*TASK DIRECTIONS*.
Write out every line of the material as it stands, apart from the pictures.

====== INFORMATION SUPPLIED ======

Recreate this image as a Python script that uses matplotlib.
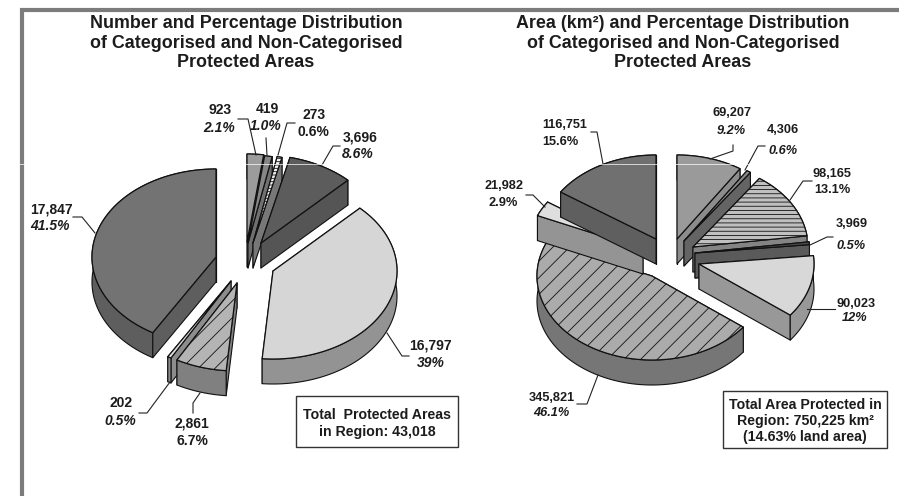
import numpy as np
import matplotlib
matplotlib.use('Agg')
import matplotlib.pyplot as plt
from matplotlib.patches import Polygon, Rectangle

plt.rcParams['font.family'] = ['Liberation Sans', 'DejaVu Sans']
plt.rcParams['hatch.linewidth'] = 0.6

# left pie
counts = [923, 419, 273, 3696, 16797, 2861, 202, 17847]
count_pct = ['2.1%', '1.0%', '0.6%', '8.6%', '39%', '6.7%', '0.5%', '41.5%']
count_italic = [True, True, False, True, True, False, True, True]

# right pie
areas = [69207, 4306, 98165, 3969, 90023, 345821, 21982, 116751]
area_pct = ['9.2%', '0.6%', '13.1%', '0.5%', '12%', '46.1%', '2.9%', '15.6%']
area_italic = [True, True, False, True, True, True, False, False]

# pie layout, in pixels: where each exploded slice has its tip
count_tips = [(247, 242), (248, 243), (253, 243), (261, 243), (273, 271), (237, 283), (231, 281), (216, 257)]
area_tips = [(677, 239), (684, 241), (693, 247), (695, 253), (699, 264), (652, 276), (643, 249), (656, 239)]
count_order = [0, 1, 2, 3, 4, 6, 5, 7]
area_order = [5, 0, 1, 2, 3, 4, 6, 7]

# (top colour, side colour, hatch)
count_styles = [('#9c9c9c', '#8a8a8a', None), ('#868686', '#707070', None), ('#f2f2f2', '#777777', '-----'),
                ('#5c5c5c', '#555555', None), ('#d6d6d6', '#939393', None), ('#b4b4b4', '#808080', '//'),
                ('#dddddd', '#8c8c8c', None), ('#737373', '#5e5e5e', None)]
area_styles = [('#9a9a9a', '#8c8c8c', None), ('#8c8c8c', '#646464', None), ('#c0c0c0', '#848484', '----'),
               ('#4c4c4c', '#5a5a5a', None), ('#d8d8d8', '#989898', None), ('#ababab', '#767676', '//'),
               ('#dedede', '#949494', None), ('#707070', '#5f5f5f', None)]

count_leaders = [[(238, 119), (248, 119), (256, 155)], [(266, 138), (267, 155)],
                 [(295, 123), (287, 123), (278, 155)], [(340, 146), (333, 146), (322, 165)],
                 [(409, 356), (402, 356), (387, 333)], [(193, 413), (193, 403), (200, 393)],
                 [(139, 413), (147, 413), (170, 382)], [(73, 217), (82, 217), (95, 233)]]
area_leaders = [[(733, 145), (733, 151), (710, 159)], [(765, 146), (758, 146), (745, 170)],
                [(812, 181), (803, 181), (790, 200)], [(833, 237), (827, 237), (810, 245)],
                [(835, 309), (807, 309)], [(577, 404), (587, 404), (598, 375)],
                [(526, 195), (533, 195), (545, 207)], [(591, 132), (597, 132), (603, 164)]]

# label centres: number line, percent line
count_text = [((220, 110), (219, 128)), ((267, 109), (266, 126)), ((314, 115), (313, 132)), ((360, 137), (358, 154)),
              ((430, 346), (431, 363)), ((192, 423), (192, 441)), ((121, 403), (120, 421)), ((51, 209), (50, 226))]
area_text = [((732, 113), (731, 131)), ((783, 130), (783, 151)), ((832, 174), (832, 190)), ((852, 224), (851, 246)),
             ((856, 304), (855, 318)), ((552, 398), (551, 413)), ((504, 186), (503, 203)), ((565, 125), (560, 142))]


def draw_slice(ax, tip, a0, a1, rx, ry, depth, top, side, hatch):
    t = np.radians(np.linspace(a0, a1, max(int(a1 - a0) * 2, 4)))
    x = tip[0] + rx * np.sin(t)
    y = tip[1] - ry * np.cos(t)
    rim = np.column_stack([x, y])
    low = rim + [0, depth]
    tip = np.array(tip, float)
    line = dict(ec='#111111', lw=0.8, joinstyle='round')
    rim_wall = Polygon(np.vstack([rim, low[::-1]]), fc=side, **line)
    # back to front, the top face paints over whatever it hides
    rim_behind = np.cos(t).mean() > 0
    if rim_behind:
        ax.add_patch(rim_wall)
    for end in sorted((rim[0], rim[-1]), key=lambda p: p[1]):
        wall = [tip, end, end + [0, depth], tip + [0, depth]]
        ax.add_patch(Polygon(wall, fc=side, **line))
    if not rim_behind:
        ax.add_patch(rim_wall)
    ax.add_patch(Polygon(np.vstack([[tip], rim]), fc=top, ec='#111111', lw=0.9, hatch=hatch, joinstyle='round'))


def draw_pie(ax, values, tips, styles, rx, ry, depth, order):
    edges = np.concatenate([[0], np.cumsum(values)]) / sum(values) * 360
    for i in order:
        draw_slice(ax, tips[i], edges[i], edges[i + 1], rx, ry, depth, *styles[i])


def draw_labels(ax, values, pct, italic, text_pos, leaders, size):
    for v, p, it, pos, line in zip(values, pct, italic, text_pos, leaders):
        ax.text(*pos[0], f'{v:,}', ha='center', va='center', fontsize=size, fontweight='bold', color='#1c1c1c')
        ax.text(*pos[1], p, ha='center', va='center', fontsize=size, fontweight='bold', color='#1c1c1c',
                style='italic' if it else 'normal')
        xs, ys = zip(*line)
        ax.plot(xs, ys, color='#222222', lw=0.8)


fig = plt.figure(figsize=(8.99, 4.96), dpi=100)
ax = fig.add_axes([0, 0, 1, 1])
ax.set_xlim(0, 899)
ax.set_ylim(496, 0)
ax.axis('off')

# page frame
ax.plot([22, 22, 899], [496, 9.5, 9.5], color='#7c7c7c', lw=3, solid_joinstyle='miter')

title_left = ['Number and Percentage Distribution', 'of Categorised and Non-Categorised', 'Protected Areas']
title_right = ['Area (km²) and Percentage Distribution', 'of Categorised and Non-Categorised', 'Protected Areas']
for i, y in enumerate((28, 48, 67)):
    ax.text(246, y, title_left[i], ha='center', va='baseline', fontsize=12.9, fontweight='bold', color='#1c1c1c')
    ax.text(683, y, title_right[i], ha='center', va='baseline', fontsize=12.9, fontweight='bold', color='#1c1c1c')

draw_pie(ax, counts, count_tips, count_styles, 124, 88, 25, count_order)
draw_pie(ax, areas, area_tips, area_styles, 115, 84, 25, area_order)
draw_labels(ax, counts, count_pct, count_italic, count_text, count_leaders, 10)
draw_labels(ax, areas, area_pct, area_italic, area_text, area_leaders, 9.2)

# totals boxes
ax.add_patch(Rectangle((296, 396), 162, 51, fc='white', ec='#333333', lw=1.0))
ax.text(377, 415, 'Total  Protected Areas', ha='center', va='center', fontsize=10.2, fontweight='bold', color='#1c1c1c')
ax.text(377, 432, 'in Region: 43,018', ha='center', va='center', fontsize=10.2, fontweight='bold', color='#1c1c1c')
ax.add_patch(Rectangle((723, 391), 164, 57, fc='white', ec='#333333', lw=1.0))
for y, s in zip((405, 421, 437), ('Total Area Protected in', 'Region: 750,225 km²', '(14.63% land area)')):
    ax.text(805, y, s, ha='center', va='center', fontsize=10.2, fontweight='bold', color='#1c1c1c')

# scan artefact running across the page
ax.plot([0, 899], [164, 164], color='white', lw=0.5)

fig.savefig('out.png', dpi=100)
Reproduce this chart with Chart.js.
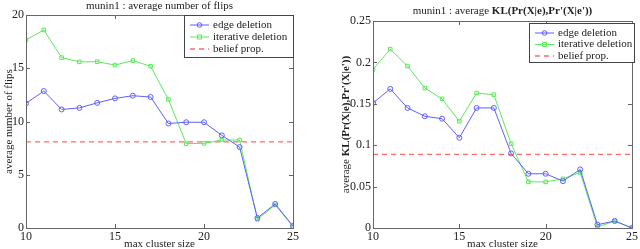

======

*FULL SOLUTION*.
Recreate this image as a Python script that uses matplotlib.
import numpy as np
import matplotlib
matplotlib.use('Agg')
import matplotlib.pyplot as plt
from matplotlib.patches import Polygon, Rectangle

plt.rcParams['font.family'] = ['Liberation Sans', 'DejaVu Sans']
plt.rcParams['hatch.linewidth'] = 0.6

# left pie
counts = [923, 419, 273, 3696, 16797, 2861, 202, 17847]
count_pct = ['2.1%', '1.0%', '0.6%', '8.6%', '39%', '6.7%', '0.5%', '41.5%']
count_italic = [True, True, False, True, True, False, True, True]

# right pie
areas = [69207, 4306, 98165, 3969, 90023, 345821, 21982, 116751]
area_pct = ['9.2%', '0.6%', '13.1%', '0.5%', '12%', '46.1%', '2.9%', '15.6%']
area_italic = [True, True, False, True, True, True, False, False]

# pie layout, in pixels: where each exploded slice has its tip
count_tips = [(247, 242), (248, 243), (253, 243), (261, 243), (273, 271), (237, 283), (231, 281), (216, 257)]
area_tips = [(677, 239), (684, 241), (693, 247), (695, 253), (699, 264), (652, 276), (643, 249), (656, 239)]
count_order = [0, 1, 2, 3, 4, 6, 5, 7]
area_order = [5, 0, 1, 2, 3, 4, 6, 7]

# (top colour, side colour, hatch)
count_styles = [('#9c9c9c', '#8a8a8a', None), ('#868686', '#707070', None), ('#f2f2f2', '#777777', '-----'),
                ('#5c5c5c', '#555555', None), ('#d6d6d6', '#939393', None), ('#b4b4b4', '#808080', '//'),
                ('#dddddd', '#8c8c8c', None), ('#737373', '#5e5e5e', None)]
area_styles = [('#9a9a9a', '#8c8c8c', None), ('#8c8c8c', '#646464', None), ('#c0c0c0', '#848484', '----'),
               ('#4c4c4c', '#5a5a5a', None), ('#d8d8d8', '#989898', None), ('#ababab', '#767676', '//'),
               ('#dedede', '#949494', None), ('#707070', '#5f5f5f', None)]

count_leaders = [[(238, 119), (248, 119), (256, 155)], [(266, 138), (267, 155)],
                 [(295, 123), (287, 123), (278, 155)], [(340, 146), (333, 146), (322, 165)],
                 [(409, 356), (402, 356), (387, 333)], [(193, 413), (193, 403), (200, 393)],
                 [(139, 413), (147, 413), (170, 382)], [(73, 217), (82, 217), (95, 233)]]
area_leaders = [[(733, 145), (733, 151), (710, 159)], [(765, 146), (758, 146), (745, 170)],
                [(812, 181), (803, 181), (790, 200)], [(833, 237), (827, 237), (810, 245)],
                [(835, 309), (807, 309)], [(577, 404), (587, 404), (598, 375)],
                [(526, 195), (533, 195), (545, 207)], [(591, 132), (597, 132), (603, 164)]]

# label centres: number line, percent line
count_text = [((220, 110), (219, 128)), ((267, 109), (266, 126)), ((314, 115), (313, 132)), ((360, 137), (358, 154)),
              ((430, 346), (431, 363)), ((192, 423), (192, 441)), ((121, 403), (120, 421)), ((51, 209), (50, 226))]
area_text = [((732, 113), (731, 131)), ((783, 130), (783, 151)), ((832, 174), (832, 190)), ((852, 224), (851, 246)),
             ((856, 304), (855, 318)), ((552, 398), (551, 413)), ((504, 186), (503, 203)), ((565, 125), (560, 142))]


def draw_slice(ax, tip, a0, a1, rx, ry, depth, top, side, hatch):
    t = np.radians(np.linspace(a0, a1, max(int(a1 - a0) * 2, 4)))
    x = tip[0] + rx * np.sin(t)
    y = tip[1] - ry * np.cos(t)
    rim = np.column_stack([x, y])
    low = rim + [0, depth]
    tip = np.array(tip, float)
    line = dict(ec='#111111', lw=0.8, joinstyle='round')
    rim_wall = Polygon(np.vstack([rim, low[::-1]]), fc=side, **line)
    # back to front, the top face paints over whatever it hides
    rim_behind = np.cos(t).mean() > 0
    if rim_behind:
        ax.add_patch(rim_wall)
    for end in sorted((rim[0], rim[-1]), key=lambda p: p[1]):
        wall = [tip, end, end + [0, depth], tip + [0, depth]]
        ax.add_patch(Polygon(wall, fc=side, **line))
    if not rim_behind:
        ax.add_patch(rim_wall)
    ax.add_patch(Polygon(np.vstack([[tip], rim]), fc=top, ec='#111111', lw=0.9, hatch=hatch, joinstyle='round'))


def draw_pie(ax, values, tips, styles, rx, ry, depth, order):
    edges = np.concatenate([[0], np.cumsum(values)]) / sum(values) * 360
    for i in order:
        draw_slice(ax, tips[i], edges[i], edges[i + 1], rx, ry, depth, *styles[i])


def draw_labels(ax, values, pct, italic, text_pos, leaders, size):
    for v, p, it, pos, line in zip(values, pct, italic, text_pos, leaders):
        ax.text(*pos[0], f'{v:,}', ha='center', va='center', fontsize=size, fontweight='bold', color='#1c1c1c')
        ax.text(*pos[1], p, ha='center', va='center', fontsize=size, fontweight='bold', color='#1c1c1c',
                style='italic' if it else 'normal')
        xs, ys = zip(*line)
        ax.plot(xs, ys, color='#222222', lw=0.8)


fig = plt.figure(figsize=(8.99, 4.96), dpi=100)
ax = fig.add_axes([0, 0, 1, 1])
ax.set_xlim(0, 899)
ax.set_ylim(496, 0)
ax.axis('off')

# page frame
ax.plot([22, 22, 899], [496, 9.5, 9.5], color='#7c7c7c', lw=3, solid_joinstyle='miter')

title_left = ['Number and Percentage Distribution', 'of Categorised and Non-Categorised', 'Protected Areas']
title_right = ['Area (km²) and Percentage Distribution', 'of Categorised and Non-Categorised', 'Protected Areas']
for i, y in enumerate((28, 48, 67)):
    ax.text(246, y, title_left[i], ha='center', va='baseline', fontsize=12.9, fontweight='bold', color='#1c1c1c')
    ax.text(683, y, title_right[i], ha='center', va='baseline', fontsize=12.9, fontweight='bold', color='#1c1c1c')

draw_pie(ax, counts, count_tips, count_styles, 124, 88, 25, count_order)
draw_pie(ax, areas, area_tips, area_styles, 115, 84, 25, area_order)
draw_labels(ax, counts, count_pct, count_italic, count_text, count_leaders, 10)
draw_labels(ax, areas, area_pct, area_italic, area_text, area_leaders, 9.2)

# totals boxes
ax.add_patch(Rectangle((296, 396), 162, 51, fc='white', ec='#333333', lw=1.0))
ax.text(377, 415, 'Total  Protected Areas', ha='center', va='center', fontsize=10.2, fontweight='bold', color='#1c1c1c')
ax.text(377, 432, 'in Region: 43,018', ha='center', va='center', fontsize=10.2, fontweight='bold', color='#1c1c1c')
ax.add_patch(Rectangle((723, 391), 164, 57, fc='white', ec='#333333', lw=1.0))
for y, s in zip((405, 421, 437), ('Total Area Protected in', 'Region: 750,225 km²', '(14.63% land area)')):
    ax.text(805, y, s, ha='center', va='center', fontsize=10.2, fontweight='bold', color='#1c1c1c')

# scan artefact running across the page
ax.plot([0, 899], [164, 164], color='white', lw=0.5)

fig.savefig('out.png', dpi=100)
Reproduce this chart with Chart.js.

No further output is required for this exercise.